## Task requirements
Your output must consist solely of the lines from the "Output the Python" line through the "import pandas as pd" line, exactly as written, without images.

******************************

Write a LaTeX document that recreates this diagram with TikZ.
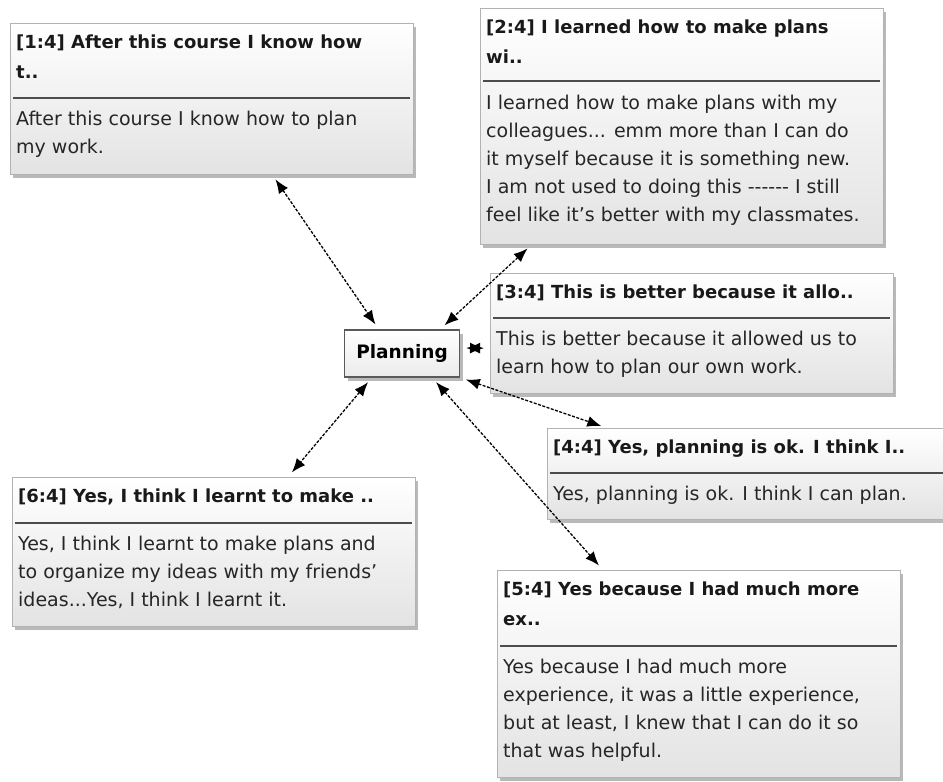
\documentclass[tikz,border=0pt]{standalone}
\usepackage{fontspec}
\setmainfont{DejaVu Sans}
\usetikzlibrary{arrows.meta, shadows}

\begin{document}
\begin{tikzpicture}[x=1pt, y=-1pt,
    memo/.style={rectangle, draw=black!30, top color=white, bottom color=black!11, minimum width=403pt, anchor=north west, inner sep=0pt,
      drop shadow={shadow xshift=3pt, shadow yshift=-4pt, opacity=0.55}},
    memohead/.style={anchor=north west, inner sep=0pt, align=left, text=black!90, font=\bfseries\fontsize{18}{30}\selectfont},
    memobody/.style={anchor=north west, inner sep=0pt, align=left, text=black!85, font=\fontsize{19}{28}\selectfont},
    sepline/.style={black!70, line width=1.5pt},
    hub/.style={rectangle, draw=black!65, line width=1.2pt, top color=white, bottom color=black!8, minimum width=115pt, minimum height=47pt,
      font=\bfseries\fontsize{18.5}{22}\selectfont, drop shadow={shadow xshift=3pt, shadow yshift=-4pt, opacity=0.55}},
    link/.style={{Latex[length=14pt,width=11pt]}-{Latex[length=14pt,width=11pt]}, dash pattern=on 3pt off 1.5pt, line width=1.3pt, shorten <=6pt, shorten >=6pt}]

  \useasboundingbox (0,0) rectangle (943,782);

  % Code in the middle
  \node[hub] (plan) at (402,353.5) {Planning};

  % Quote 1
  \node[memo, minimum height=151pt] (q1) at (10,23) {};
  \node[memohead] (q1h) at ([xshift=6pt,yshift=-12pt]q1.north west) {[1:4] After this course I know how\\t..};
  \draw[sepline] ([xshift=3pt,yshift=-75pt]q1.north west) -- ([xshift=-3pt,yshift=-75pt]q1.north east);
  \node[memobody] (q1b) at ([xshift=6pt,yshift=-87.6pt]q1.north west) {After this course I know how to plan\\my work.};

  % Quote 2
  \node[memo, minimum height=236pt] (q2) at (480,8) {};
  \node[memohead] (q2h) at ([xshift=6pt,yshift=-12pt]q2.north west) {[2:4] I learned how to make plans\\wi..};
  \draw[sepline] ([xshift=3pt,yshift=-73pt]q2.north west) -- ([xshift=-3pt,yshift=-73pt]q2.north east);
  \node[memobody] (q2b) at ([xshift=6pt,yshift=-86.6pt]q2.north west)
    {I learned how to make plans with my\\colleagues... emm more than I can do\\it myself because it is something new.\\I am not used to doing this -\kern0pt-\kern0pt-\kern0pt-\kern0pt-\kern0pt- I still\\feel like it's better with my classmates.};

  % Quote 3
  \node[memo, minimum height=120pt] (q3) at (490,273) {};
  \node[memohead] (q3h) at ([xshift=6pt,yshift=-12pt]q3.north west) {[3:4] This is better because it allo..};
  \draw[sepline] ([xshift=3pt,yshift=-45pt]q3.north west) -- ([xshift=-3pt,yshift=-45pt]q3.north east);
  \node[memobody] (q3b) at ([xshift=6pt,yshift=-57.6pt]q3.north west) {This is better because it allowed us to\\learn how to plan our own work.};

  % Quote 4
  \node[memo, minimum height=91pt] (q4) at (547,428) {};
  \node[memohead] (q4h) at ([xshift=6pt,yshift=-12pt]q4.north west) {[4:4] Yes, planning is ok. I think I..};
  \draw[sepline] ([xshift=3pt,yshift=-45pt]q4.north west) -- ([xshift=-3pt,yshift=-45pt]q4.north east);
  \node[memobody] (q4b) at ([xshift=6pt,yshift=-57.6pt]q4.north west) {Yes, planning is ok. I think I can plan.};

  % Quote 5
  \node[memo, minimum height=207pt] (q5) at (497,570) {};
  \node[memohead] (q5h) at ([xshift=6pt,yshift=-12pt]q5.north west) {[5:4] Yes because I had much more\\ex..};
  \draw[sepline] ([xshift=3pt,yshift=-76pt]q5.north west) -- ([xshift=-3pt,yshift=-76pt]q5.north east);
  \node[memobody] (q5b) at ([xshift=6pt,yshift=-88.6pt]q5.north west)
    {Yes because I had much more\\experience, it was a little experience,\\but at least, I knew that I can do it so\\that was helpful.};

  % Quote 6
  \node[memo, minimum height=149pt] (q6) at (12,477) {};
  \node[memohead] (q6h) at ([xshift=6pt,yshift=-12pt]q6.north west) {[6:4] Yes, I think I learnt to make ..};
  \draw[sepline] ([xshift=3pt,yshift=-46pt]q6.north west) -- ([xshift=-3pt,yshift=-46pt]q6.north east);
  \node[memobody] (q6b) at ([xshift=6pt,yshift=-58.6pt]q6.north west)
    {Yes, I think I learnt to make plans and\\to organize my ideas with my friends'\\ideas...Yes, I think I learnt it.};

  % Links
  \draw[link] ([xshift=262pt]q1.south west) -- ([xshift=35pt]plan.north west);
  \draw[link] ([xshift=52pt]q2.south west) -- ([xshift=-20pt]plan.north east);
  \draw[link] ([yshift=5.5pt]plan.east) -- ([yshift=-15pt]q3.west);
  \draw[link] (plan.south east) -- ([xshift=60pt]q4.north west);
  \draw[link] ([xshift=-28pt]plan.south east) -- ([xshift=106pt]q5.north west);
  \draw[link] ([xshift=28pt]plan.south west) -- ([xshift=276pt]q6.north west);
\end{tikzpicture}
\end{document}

******************************

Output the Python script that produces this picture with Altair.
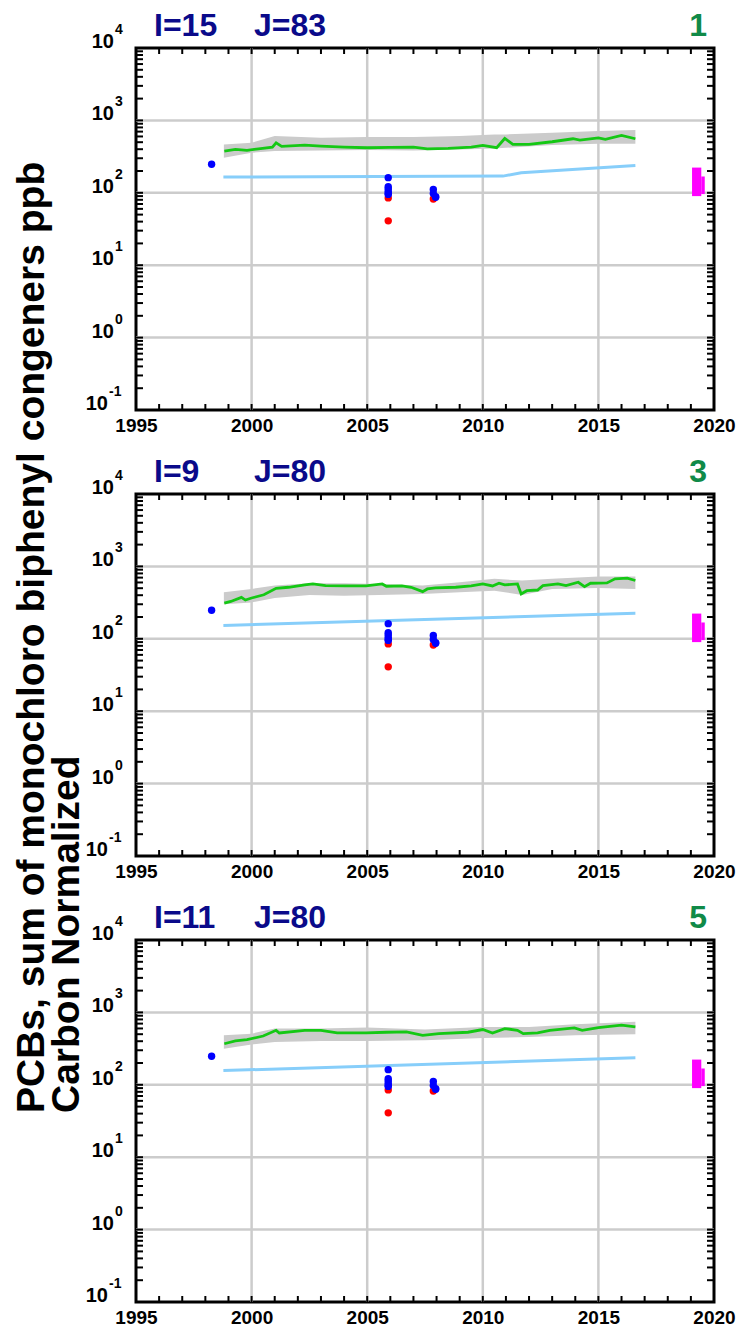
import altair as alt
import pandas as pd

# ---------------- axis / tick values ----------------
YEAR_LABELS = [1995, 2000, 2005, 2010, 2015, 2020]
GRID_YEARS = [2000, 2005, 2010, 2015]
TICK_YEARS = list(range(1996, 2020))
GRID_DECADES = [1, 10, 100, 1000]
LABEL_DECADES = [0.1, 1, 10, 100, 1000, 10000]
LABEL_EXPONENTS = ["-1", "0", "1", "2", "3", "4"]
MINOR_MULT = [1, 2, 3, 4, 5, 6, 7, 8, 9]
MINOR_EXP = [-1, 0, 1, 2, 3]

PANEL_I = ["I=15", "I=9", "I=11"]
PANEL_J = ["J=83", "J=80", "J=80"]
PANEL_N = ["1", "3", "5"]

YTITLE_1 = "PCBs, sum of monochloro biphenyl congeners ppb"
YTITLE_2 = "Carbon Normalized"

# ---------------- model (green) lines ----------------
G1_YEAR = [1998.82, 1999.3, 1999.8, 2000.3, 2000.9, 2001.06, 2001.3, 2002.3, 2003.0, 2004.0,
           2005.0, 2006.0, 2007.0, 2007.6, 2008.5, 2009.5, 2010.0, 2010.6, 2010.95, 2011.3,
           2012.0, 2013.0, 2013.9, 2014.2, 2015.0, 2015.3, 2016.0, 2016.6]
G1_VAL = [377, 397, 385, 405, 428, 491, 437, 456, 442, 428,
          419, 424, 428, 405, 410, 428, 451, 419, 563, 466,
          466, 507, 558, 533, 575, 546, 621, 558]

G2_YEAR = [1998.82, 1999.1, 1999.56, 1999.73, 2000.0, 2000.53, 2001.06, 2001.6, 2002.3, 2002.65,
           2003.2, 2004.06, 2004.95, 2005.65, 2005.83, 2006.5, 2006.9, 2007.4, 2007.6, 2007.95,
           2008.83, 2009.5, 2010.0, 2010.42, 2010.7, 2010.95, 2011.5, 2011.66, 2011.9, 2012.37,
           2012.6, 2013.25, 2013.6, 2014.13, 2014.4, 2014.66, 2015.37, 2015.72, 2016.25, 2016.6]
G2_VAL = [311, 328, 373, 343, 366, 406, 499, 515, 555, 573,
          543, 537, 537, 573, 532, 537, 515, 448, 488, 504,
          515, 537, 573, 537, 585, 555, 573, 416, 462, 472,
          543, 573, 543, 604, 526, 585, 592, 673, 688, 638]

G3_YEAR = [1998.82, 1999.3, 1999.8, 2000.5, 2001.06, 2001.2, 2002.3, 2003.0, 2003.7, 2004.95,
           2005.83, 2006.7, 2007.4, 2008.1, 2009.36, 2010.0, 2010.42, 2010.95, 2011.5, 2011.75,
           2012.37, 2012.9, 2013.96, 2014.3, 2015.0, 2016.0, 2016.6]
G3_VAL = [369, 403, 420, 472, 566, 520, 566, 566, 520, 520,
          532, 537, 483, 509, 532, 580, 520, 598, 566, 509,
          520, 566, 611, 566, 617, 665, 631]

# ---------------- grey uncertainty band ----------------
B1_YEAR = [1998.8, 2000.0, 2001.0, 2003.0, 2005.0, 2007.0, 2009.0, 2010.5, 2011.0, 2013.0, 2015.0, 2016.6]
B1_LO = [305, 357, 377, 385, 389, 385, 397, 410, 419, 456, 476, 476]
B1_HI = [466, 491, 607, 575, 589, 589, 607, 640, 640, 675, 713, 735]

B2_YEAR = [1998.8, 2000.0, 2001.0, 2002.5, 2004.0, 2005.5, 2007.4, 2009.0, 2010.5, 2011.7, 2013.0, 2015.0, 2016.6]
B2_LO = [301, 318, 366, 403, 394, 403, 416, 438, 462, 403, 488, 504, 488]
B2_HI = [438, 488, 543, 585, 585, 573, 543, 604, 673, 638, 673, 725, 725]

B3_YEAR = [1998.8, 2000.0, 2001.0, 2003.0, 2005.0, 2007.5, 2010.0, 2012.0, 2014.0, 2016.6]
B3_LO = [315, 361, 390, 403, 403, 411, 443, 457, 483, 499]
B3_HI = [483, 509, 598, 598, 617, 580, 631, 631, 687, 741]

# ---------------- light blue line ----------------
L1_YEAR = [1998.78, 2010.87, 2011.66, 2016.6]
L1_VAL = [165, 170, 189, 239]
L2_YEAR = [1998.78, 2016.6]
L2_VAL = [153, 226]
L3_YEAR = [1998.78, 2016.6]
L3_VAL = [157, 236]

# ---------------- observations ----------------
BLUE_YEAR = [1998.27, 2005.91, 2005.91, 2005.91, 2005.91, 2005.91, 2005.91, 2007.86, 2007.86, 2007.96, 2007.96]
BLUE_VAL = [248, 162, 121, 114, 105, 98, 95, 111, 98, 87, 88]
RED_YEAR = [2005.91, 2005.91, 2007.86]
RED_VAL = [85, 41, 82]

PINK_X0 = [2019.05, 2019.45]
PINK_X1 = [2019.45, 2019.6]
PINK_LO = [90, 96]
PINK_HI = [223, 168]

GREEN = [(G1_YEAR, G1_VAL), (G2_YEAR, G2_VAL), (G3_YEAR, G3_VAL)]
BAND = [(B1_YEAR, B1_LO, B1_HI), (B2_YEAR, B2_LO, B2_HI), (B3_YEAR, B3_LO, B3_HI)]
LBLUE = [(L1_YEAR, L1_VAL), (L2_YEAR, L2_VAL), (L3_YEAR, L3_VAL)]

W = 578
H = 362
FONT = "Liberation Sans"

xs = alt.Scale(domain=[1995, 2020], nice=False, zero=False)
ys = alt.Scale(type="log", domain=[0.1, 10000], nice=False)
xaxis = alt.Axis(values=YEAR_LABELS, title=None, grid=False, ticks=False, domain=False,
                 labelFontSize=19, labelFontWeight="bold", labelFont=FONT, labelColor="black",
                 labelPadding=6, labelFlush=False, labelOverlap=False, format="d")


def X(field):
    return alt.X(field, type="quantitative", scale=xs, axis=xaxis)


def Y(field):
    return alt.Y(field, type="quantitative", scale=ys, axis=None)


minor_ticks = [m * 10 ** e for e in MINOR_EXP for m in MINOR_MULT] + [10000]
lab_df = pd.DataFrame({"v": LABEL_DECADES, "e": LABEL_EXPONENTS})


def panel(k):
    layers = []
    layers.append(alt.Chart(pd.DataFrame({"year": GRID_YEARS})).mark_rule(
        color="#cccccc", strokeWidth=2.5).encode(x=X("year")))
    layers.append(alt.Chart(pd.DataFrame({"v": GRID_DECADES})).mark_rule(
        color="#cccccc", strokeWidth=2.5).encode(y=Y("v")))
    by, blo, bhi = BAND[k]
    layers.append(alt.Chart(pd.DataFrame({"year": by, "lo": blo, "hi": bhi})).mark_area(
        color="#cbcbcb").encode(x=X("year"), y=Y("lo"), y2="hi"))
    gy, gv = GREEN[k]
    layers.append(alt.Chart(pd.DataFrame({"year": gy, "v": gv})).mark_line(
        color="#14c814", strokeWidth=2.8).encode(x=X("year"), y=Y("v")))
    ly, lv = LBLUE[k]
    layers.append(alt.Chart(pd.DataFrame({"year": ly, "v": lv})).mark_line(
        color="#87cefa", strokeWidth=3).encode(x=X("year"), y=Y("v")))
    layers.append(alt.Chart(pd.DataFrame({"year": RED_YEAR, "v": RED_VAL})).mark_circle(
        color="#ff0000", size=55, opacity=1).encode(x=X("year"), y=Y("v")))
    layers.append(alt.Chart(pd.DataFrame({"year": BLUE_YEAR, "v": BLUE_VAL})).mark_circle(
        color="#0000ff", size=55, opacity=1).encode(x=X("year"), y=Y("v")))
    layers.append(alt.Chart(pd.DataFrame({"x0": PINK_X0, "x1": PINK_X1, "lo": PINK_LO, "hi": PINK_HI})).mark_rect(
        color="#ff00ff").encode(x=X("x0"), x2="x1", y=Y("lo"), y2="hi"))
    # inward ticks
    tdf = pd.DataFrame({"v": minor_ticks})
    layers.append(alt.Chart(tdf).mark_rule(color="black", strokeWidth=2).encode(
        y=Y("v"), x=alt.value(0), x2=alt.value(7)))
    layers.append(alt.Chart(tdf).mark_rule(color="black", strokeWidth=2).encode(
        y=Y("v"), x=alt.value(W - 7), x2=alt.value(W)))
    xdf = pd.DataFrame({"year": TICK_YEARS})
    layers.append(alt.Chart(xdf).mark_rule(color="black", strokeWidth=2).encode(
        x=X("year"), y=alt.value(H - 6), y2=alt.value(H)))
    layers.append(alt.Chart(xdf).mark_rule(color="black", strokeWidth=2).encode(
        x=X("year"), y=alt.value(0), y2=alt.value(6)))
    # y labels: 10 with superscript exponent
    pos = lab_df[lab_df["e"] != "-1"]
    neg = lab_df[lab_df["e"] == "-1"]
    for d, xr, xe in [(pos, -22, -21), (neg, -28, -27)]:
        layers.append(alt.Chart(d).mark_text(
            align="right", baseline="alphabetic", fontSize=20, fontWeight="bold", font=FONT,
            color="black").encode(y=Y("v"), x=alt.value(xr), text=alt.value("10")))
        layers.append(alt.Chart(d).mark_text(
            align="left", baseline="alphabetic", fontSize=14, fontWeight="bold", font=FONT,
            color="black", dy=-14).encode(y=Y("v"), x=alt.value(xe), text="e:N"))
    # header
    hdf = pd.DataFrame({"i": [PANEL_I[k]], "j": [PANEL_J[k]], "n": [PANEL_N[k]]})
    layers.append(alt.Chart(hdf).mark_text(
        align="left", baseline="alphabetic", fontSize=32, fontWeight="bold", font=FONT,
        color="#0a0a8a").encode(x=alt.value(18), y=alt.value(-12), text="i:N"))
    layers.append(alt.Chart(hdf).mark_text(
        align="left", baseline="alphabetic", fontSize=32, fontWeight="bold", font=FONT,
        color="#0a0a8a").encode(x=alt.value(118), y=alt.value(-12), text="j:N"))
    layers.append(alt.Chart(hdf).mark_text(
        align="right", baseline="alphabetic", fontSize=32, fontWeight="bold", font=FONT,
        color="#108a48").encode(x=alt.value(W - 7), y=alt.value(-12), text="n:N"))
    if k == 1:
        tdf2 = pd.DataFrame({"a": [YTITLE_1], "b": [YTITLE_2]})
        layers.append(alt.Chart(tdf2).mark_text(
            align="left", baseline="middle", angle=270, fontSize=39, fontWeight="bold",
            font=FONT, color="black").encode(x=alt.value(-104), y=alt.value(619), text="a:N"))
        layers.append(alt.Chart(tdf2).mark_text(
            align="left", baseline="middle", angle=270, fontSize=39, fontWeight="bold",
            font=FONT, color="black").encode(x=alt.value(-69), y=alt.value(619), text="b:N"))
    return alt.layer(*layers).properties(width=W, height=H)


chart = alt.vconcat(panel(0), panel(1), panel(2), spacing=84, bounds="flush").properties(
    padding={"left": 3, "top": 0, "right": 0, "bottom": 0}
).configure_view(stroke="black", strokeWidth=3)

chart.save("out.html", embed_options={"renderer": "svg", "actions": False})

******************************

## Correct response
Output the Python script that produces this picture with Altair.
import altair as alt
import pandas as pd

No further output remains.